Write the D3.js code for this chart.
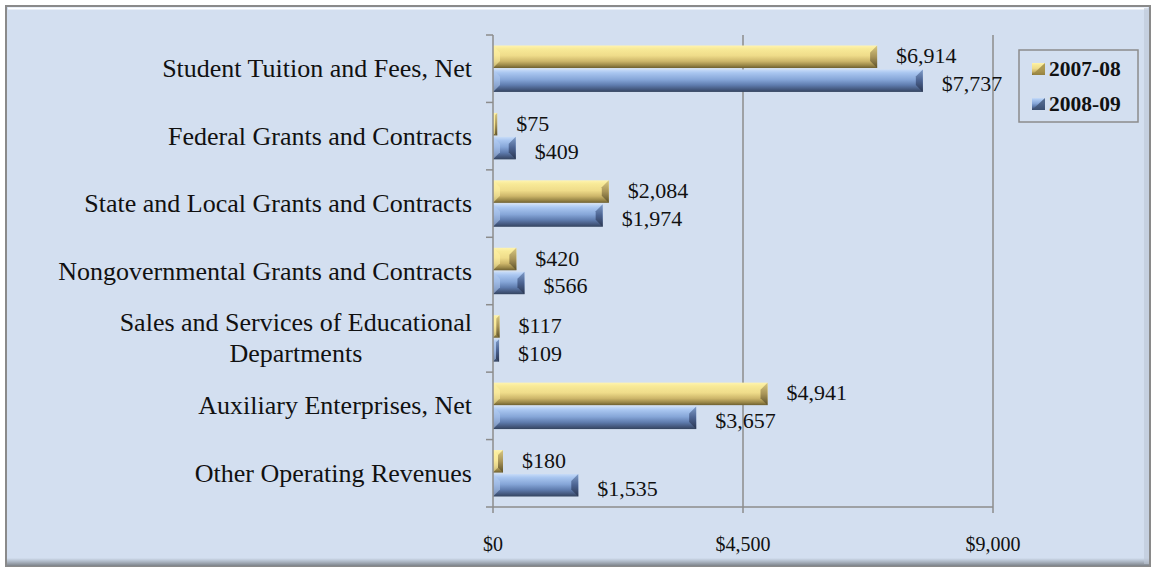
----
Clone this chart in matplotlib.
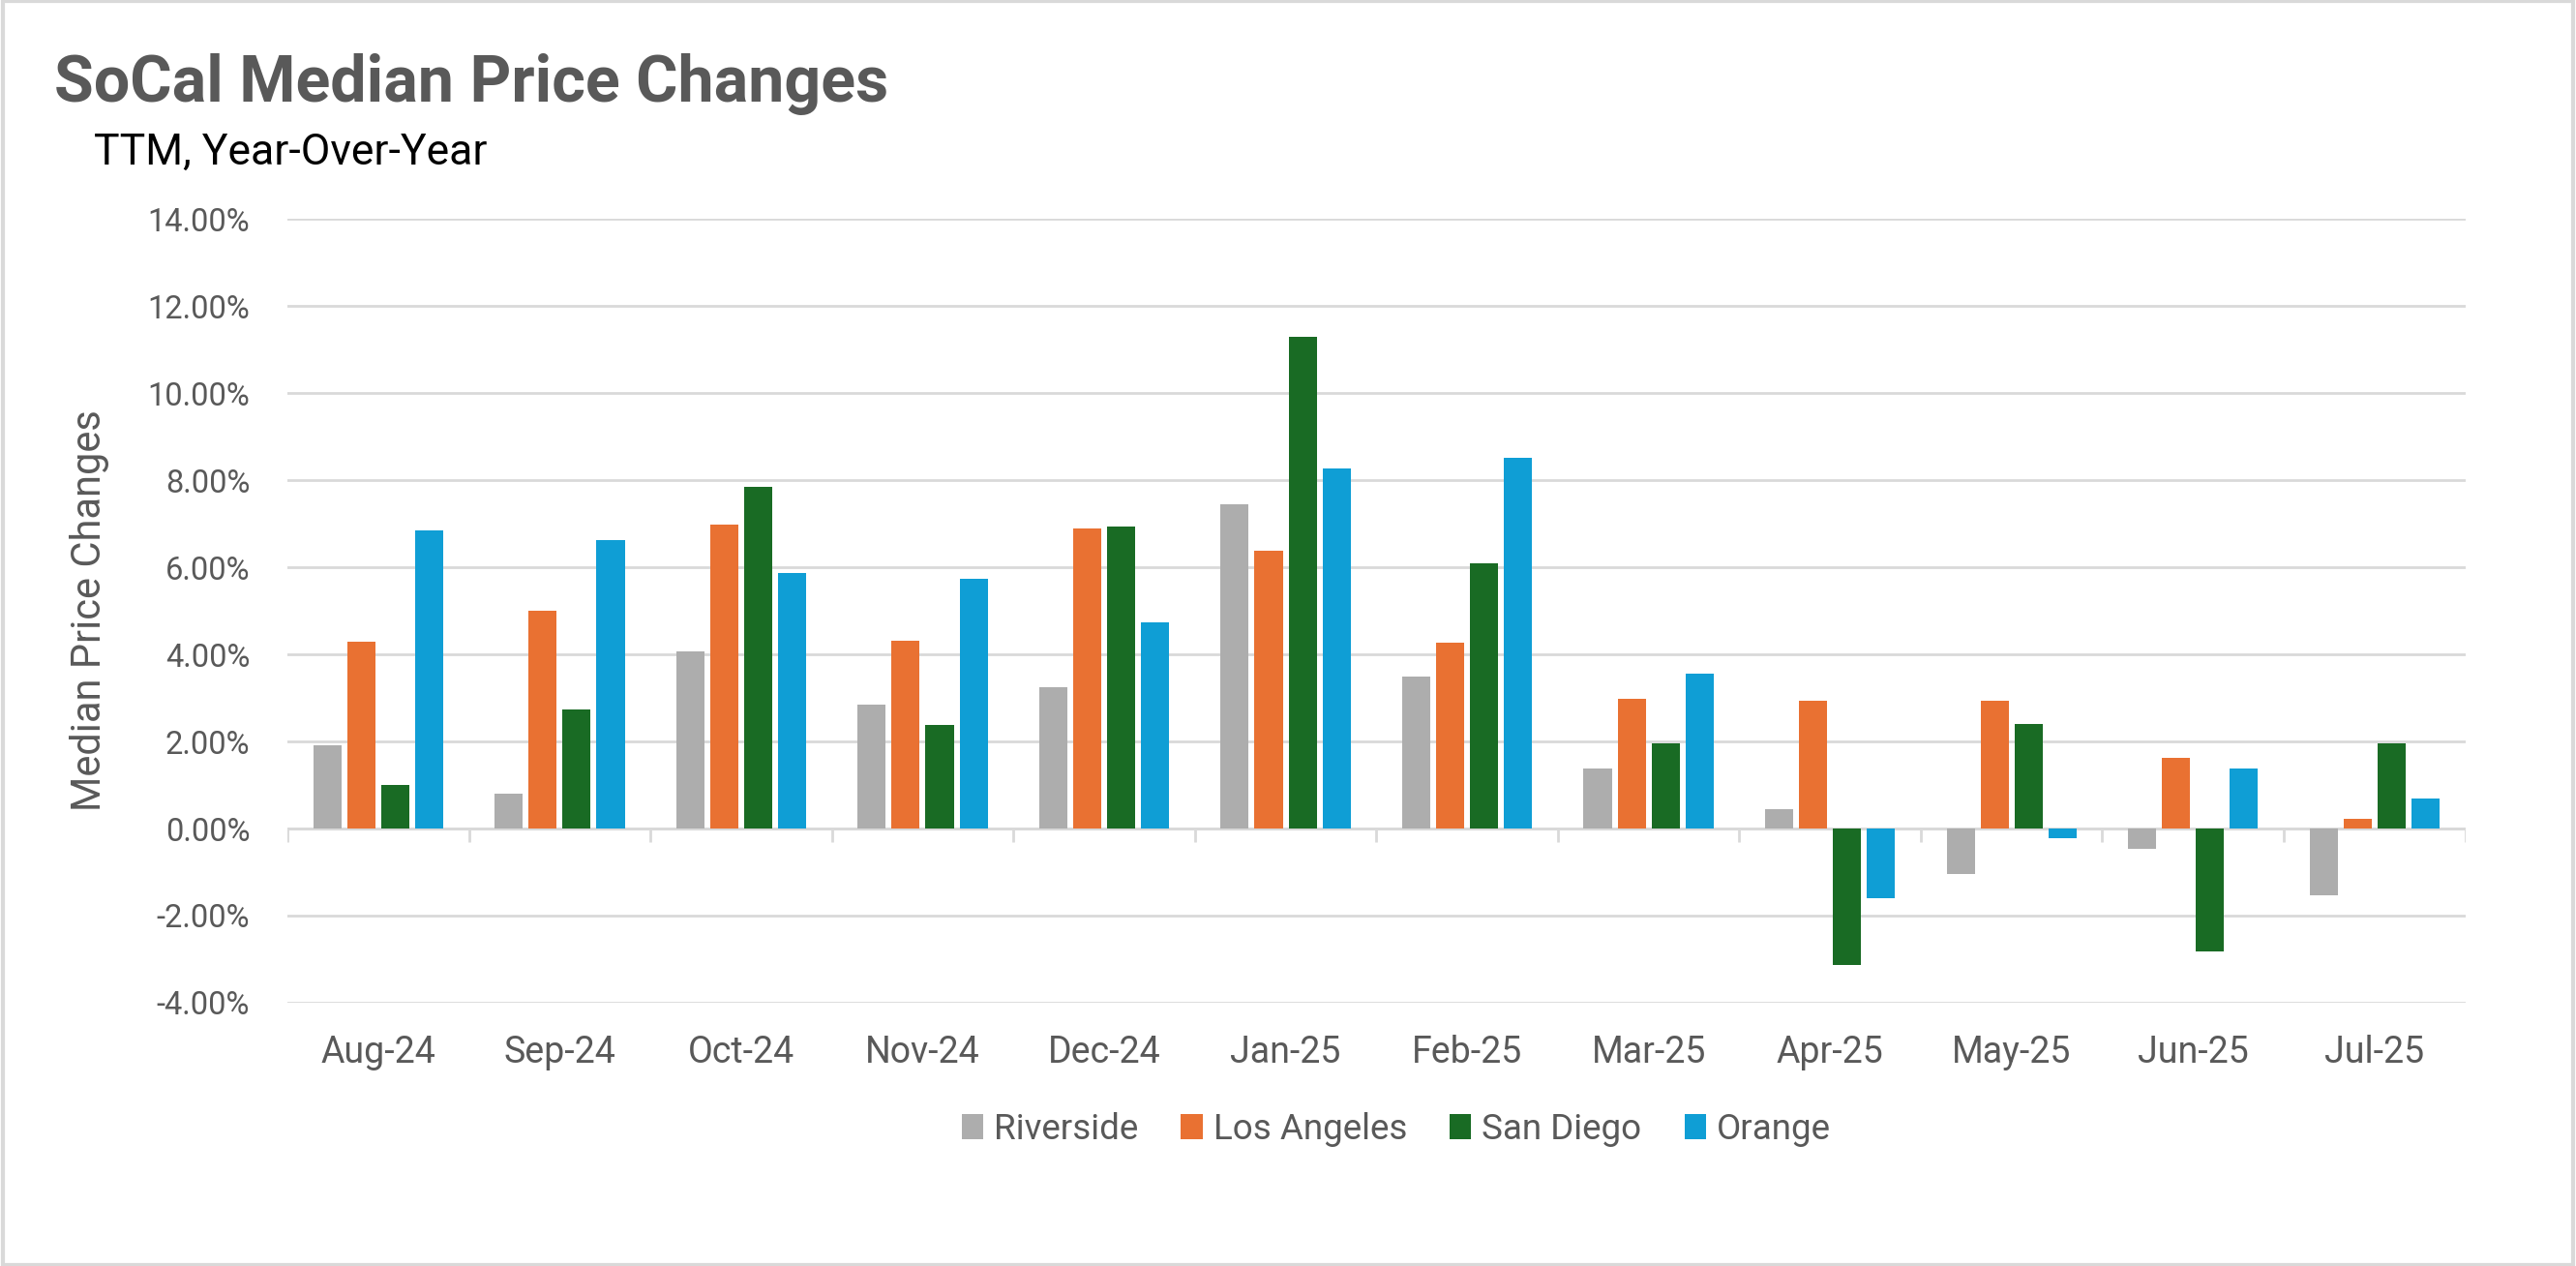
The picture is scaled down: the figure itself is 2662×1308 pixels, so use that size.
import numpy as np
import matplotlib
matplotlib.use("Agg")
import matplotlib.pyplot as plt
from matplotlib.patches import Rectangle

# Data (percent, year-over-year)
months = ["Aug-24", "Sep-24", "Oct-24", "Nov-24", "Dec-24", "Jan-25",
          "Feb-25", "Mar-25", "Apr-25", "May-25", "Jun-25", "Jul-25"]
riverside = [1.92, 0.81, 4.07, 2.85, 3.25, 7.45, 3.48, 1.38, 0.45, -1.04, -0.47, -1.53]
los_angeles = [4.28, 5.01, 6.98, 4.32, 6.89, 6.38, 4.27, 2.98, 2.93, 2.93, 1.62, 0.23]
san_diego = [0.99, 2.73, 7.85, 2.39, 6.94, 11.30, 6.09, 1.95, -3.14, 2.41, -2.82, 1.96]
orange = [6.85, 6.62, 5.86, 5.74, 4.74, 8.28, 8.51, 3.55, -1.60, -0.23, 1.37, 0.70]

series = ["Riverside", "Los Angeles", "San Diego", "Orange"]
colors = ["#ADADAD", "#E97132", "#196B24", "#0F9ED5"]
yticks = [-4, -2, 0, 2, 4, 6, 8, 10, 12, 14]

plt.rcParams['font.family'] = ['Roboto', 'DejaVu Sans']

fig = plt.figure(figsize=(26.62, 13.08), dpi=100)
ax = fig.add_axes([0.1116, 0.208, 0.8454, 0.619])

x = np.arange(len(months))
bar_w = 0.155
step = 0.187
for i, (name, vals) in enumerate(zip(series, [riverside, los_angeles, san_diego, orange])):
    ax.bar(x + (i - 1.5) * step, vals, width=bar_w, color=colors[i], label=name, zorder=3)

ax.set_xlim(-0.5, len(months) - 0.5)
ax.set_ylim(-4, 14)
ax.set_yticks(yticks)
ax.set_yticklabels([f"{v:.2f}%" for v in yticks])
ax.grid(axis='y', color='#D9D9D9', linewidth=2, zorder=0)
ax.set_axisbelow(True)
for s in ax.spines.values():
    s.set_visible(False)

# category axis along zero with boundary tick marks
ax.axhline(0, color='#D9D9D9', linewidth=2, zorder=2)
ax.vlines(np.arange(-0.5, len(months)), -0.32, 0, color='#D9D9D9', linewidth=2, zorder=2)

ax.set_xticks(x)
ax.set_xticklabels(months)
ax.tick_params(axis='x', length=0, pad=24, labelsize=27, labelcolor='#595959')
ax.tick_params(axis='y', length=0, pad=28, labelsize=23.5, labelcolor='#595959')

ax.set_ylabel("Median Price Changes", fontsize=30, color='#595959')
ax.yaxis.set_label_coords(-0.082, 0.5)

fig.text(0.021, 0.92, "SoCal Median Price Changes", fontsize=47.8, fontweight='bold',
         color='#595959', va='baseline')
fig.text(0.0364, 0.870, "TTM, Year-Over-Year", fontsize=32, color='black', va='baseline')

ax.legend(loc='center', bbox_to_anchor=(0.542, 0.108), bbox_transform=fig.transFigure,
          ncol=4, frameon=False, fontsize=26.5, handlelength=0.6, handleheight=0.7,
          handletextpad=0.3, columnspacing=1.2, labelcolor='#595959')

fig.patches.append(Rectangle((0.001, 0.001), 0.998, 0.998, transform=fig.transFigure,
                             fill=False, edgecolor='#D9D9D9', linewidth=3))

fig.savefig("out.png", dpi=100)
----
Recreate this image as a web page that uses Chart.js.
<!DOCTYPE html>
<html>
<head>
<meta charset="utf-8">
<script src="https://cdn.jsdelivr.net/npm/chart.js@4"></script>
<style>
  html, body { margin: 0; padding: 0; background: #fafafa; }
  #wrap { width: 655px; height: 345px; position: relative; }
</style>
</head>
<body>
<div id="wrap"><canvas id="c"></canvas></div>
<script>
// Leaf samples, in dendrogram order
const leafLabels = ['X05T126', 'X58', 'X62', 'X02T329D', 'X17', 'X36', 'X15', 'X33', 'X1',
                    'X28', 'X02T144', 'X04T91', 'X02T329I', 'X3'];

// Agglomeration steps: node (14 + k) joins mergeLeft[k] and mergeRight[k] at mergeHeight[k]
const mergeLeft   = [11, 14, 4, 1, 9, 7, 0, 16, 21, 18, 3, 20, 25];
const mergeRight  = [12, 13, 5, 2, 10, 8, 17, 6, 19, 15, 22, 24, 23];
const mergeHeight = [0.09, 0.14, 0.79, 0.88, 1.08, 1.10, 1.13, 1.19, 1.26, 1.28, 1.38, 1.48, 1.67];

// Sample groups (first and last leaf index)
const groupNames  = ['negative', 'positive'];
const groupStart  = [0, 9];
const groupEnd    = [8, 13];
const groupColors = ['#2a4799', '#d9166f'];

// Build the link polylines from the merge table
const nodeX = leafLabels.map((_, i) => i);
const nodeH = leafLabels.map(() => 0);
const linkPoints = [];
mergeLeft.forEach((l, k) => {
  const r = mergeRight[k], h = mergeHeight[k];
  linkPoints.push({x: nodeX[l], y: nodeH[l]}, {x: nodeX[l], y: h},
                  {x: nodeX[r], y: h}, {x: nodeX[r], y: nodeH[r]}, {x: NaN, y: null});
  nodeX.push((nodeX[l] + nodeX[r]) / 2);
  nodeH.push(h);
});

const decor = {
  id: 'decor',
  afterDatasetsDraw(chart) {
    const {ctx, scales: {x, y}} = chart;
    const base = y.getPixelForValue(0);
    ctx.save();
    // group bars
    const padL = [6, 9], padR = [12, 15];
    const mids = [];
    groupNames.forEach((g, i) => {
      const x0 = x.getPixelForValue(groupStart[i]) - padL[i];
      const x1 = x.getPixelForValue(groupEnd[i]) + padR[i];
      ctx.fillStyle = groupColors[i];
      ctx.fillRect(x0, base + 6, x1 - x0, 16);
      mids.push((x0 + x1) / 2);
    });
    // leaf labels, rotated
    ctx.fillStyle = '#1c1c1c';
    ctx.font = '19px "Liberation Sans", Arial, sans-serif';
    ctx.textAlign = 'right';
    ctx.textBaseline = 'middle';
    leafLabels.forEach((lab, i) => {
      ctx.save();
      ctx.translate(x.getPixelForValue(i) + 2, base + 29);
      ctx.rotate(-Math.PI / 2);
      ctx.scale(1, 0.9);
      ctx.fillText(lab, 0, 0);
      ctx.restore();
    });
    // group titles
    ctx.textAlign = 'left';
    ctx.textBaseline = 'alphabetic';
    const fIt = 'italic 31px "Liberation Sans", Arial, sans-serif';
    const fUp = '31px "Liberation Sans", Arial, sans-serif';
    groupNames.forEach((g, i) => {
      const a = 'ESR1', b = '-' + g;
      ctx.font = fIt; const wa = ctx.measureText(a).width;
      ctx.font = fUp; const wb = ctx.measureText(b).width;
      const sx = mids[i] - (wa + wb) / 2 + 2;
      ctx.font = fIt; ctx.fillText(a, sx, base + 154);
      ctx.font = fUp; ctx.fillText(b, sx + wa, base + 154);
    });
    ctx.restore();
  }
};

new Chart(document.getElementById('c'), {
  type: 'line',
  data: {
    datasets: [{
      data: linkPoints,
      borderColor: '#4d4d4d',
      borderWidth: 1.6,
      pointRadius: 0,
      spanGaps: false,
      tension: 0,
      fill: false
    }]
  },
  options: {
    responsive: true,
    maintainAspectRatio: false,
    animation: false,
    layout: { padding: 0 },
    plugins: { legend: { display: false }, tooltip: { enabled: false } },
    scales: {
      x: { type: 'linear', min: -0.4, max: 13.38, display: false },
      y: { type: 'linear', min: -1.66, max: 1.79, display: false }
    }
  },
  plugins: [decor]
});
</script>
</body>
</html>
----
# Your instructions:
Above are the records. Copy word for word only their lines from the one holding "Clone this chart in matplotlib." through the one holding "from matplotlib.patches import Rectangle", both included, and skip the images.

# Solved exercise:
Clone this chart in matplotlib.
The picture is scaled down: the figure itself is 2662×1308 pixels, so use that size.
import numpy as np
import matplotlib
matplotlib.use("Agg")
import matplotlib.pyplot as plt
from matplotlib.patches import Rectangle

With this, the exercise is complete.